▶ **Direction**: Copy exactly the lines from the one containing "Clone this chart" through the one containing "const left = 104, right", both included, and leave out any pictures.

▶ **Material to process**:

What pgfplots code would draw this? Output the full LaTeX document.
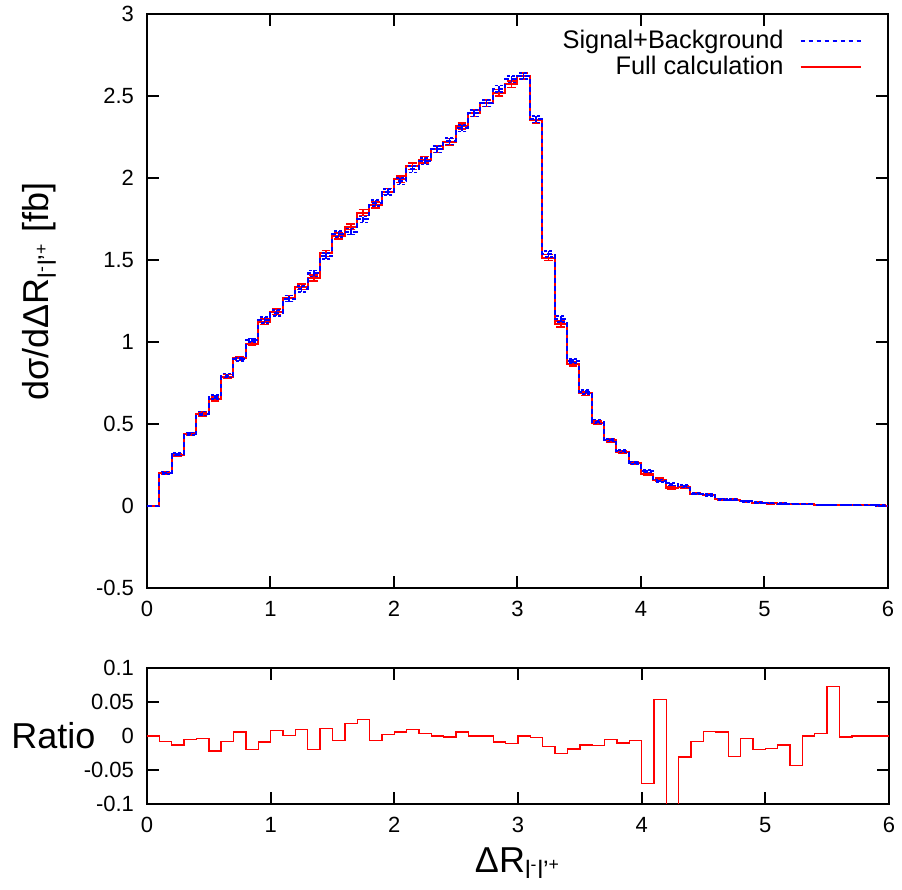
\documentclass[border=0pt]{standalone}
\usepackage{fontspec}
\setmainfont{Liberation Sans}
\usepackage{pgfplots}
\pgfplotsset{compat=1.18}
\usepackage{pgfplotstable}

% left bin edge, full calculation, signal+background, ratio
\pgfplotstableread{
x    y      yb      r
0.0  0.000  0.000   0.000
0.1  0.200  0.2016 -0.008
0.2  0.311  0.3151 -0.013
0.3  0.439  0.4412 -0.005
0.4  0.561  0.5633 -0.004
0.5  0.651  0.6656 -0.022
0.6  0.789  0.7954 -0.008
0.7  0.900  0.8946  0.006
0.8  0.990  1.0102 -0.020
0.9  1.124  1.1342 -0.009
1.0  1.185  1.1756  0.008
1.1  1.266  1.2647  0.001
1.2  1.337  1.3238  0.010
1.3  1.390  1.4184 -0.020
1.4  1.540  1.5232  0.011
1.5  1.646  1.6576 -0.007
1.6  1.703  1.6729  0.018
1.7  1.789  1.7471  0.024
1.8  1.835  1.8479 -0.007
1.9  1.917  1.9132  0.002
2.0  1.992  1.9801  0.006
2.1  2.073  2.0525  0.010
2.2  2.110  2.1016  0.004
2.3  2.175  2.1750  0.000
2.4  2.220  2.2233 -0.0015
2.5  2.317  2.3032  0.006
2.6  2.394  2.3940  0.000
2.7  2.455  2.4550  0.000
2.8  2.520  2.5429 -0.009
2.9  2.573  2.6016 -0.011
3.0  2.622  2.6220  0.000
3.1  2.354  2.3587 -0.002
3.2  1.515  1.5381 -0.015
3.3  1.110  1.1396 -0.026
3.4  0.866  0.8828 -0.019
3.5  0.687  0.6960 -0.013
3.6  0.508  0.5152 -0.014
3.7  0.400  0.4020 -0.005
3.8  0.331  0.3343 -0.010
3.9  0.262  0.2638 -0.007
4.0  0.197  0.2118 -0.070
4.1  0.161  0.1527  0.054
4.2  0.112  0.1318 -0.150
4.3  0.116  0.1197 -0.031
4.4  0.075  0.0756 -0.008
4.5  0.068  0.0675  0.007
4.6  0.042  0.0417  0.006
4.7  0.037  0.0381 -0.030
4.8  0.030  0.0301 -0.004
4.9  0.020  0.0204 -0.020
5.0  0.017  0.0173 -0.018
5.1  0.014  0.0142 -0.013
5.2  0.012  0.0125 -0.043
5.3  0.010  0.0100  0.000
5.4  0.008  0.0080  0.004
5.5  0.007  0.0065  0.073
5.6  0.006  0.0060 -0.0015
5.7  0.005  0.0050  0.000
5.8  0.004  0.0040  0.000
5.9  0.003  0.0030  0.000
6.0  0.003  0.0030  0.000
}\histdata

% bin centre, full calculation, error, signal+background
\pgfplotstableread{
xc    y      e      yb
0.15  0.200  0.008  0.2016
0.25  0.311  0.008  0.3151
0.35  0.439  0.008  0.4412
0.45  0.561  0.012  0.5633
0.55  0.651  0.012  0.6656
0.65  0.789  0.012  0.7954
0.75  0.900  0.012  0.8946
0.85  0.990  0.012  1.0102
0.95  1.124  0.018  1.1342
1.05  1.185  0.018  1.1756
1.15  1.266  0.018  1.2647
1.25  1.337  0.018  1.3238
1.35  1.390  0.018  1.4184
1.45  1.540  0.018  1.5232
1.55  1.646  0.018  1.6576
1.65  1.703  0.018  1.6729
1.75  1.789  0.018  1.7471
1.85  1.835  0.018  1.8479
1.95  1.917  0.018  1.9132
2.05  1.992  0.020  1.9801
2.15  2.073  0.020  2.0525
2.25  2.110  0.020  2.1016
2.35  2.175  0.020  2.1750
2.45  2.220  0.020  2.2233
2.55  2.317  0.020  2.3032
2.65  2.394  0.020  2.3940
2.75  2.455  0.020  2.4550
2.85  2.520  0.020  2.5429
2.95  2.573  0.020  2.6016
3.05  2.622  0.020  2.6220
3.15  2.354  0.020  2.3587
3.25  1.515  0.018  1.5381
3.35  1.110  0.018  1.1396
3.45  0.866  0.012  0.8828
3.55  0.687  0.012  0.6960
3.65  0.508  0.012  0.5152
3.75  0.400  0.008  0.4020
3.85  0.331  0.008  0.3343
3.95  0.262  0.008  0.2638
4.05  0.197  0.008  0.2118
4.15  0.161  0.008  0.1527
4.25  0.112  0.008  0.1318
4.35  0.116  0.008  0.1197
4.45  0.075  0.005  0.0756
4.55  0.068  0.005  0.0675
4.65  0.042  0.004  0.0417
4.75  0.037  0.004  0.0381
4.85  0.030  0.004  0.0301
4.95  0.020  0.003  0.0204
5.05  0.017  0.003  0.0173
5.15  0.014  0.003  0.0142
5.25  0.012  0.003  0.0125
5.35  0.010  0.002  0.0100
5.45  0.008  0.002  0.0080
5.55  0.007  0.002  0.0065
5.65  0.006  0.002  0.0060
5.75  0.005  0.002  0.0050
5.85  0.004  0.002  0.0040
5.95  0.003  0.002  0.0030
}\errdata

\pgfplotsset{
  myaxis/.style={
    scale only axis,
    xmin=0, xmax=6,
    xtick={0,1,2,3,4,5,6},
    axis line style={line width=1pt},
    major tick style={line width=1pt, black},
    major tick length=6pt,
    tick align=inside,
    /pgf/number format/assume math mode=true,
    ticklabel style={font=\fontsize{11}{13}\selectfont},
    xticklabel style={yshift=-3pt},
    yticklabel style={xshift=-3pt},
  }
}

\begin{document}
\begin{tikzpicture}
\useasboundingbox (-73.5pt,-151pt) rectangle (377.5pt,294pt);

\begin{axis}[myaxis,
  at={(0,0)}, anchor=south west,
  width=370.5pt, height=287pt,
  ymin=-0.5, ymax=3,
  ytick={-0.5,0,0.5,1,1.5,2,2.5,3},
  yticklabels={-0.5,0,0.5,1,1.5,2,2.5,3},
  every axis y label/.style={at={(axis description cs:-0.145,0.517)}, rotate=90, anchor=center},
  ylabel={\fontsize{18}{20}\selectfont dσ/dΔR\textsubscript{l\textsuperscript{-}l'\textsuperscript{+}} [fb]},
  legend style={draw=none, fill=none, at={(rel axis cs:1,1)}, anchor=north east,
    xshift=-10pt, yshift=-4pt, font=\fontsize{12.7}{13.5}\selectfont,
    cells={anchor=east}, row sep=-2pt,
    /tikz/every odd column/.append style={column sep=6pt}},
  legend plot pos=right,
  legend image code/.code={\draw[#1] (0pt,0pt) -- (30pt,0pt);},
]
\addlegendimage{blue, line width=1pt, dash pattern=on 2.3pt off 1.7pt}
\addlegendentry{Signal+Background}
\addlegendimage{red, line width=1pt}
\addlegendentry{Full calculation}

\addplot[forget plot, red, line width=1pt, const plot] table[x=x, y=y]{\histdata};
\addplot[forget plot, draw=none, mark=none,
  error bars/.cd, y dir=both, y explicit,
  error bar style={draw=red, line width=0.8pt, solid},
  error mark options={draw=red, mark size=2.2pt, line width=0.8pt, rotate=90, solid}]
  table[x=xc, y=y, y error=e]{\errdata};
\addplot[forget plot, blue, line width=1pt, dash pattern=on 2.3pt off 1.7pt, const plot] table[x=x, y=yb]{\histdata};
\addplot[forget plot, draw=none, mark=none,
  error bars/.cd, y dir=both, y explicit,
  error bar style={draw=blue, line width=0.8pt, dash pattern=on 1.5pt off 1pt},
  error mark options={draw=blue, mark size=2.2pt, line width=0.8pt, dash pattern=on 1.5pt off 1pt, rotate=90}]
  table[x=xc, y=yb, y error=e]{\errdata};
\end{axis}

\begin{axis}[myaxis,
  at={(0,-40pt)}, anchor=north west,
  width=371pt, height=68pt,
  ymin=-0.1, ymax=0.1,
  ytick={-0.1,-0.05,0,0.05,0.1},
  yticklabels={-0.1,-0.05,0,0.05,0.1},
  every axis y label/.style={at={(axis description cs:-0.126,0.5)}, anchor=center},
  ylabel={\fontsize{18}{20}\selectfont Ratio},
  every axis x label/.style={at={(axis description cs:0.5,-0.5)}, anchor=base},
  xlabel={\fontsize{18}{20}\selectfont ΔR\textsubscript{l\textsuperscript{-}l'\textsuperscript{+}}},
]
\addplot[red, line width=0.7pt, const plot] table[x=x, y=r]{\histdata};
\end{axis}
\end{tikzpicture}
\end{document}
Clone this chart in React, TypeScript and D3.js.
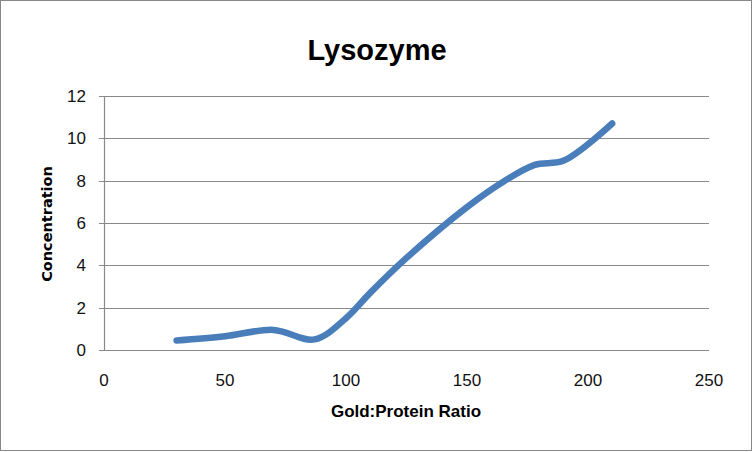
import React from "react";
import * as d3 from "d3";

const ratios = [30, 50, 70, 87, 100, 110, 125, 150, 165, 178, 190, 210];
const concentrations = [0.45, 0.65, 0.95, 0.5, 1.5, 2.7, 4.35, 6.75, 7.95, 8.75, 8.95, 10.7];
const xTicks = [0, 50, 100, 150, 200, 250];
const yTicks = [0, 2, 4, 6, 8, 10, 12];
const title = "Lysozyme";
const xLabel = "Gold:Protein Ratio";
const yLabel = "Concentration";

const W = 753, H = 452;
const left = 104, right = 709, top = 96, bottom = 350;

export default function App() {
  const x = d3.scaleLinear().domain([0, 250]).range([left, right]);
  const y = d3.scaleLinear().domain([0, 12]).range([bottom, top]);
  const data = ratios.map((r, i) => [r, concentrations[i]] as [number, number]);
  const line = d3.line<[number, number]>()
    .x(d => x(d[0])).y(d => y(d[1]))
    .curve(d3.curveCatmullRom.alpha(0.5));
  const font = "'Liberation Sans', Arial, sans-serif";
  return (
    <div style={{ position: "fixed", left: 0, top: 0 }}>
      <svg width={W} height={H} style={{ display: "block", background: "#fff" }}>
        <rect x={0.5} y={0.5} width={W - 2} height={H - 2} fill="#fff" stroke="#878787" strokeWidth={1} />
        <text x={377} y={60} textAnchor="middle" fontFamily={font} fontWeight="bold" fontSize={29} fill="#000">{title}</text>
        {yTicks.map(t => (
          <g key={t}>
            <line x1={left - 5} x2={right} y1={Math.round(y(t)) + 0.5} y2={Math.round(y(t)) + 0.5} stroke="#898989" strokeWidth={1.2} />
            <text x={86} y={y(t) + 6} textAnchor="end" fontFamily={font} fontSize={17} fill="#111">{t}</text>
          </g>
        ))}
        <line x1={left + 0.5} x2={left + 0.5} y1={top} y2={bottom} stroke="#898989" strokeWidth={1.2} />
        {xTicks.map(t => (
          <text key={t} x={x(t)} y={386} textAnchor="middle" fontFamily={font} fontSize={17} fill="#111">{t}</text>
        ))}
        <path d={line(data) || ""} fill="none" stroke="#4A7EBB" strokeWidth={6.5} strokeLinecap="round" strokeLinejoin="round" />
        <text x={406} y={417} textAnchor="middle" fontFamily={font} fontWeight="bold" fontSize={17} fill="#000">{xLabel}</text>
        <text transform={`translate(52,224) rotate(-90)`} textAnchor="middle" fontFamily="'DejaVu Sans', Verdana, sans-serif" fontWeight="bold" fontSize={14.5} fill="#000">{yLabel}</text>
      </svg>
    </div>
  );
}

▶ **Answer to this task**:
Clone this chart in React, TypeScript and D3.js.
import React from "react";
import * as d3 from "d3";

const ratios = [30, 50, 70, 87, 100, 110, 125, 150, 165, 178, 190, 210];
const concentrations = [0.45, 0.65, 0.95, 0.5, 1.5, 2.7, 4.35, 6.75, 7.95, 8.75, 8.95, 10.7];
const xTicks = [0, 50, 100, 150, 200, 250];
const yTicks = [0, 2, 4, 6, 8, 10, 12];
const title = "Lysozyme";
const xLabel = "Gold:Protein Ratio";
const yLabel = "Concentration";

const W = 753, H = 452;
const left = 104, right = 709, top = 96, bottom = 350;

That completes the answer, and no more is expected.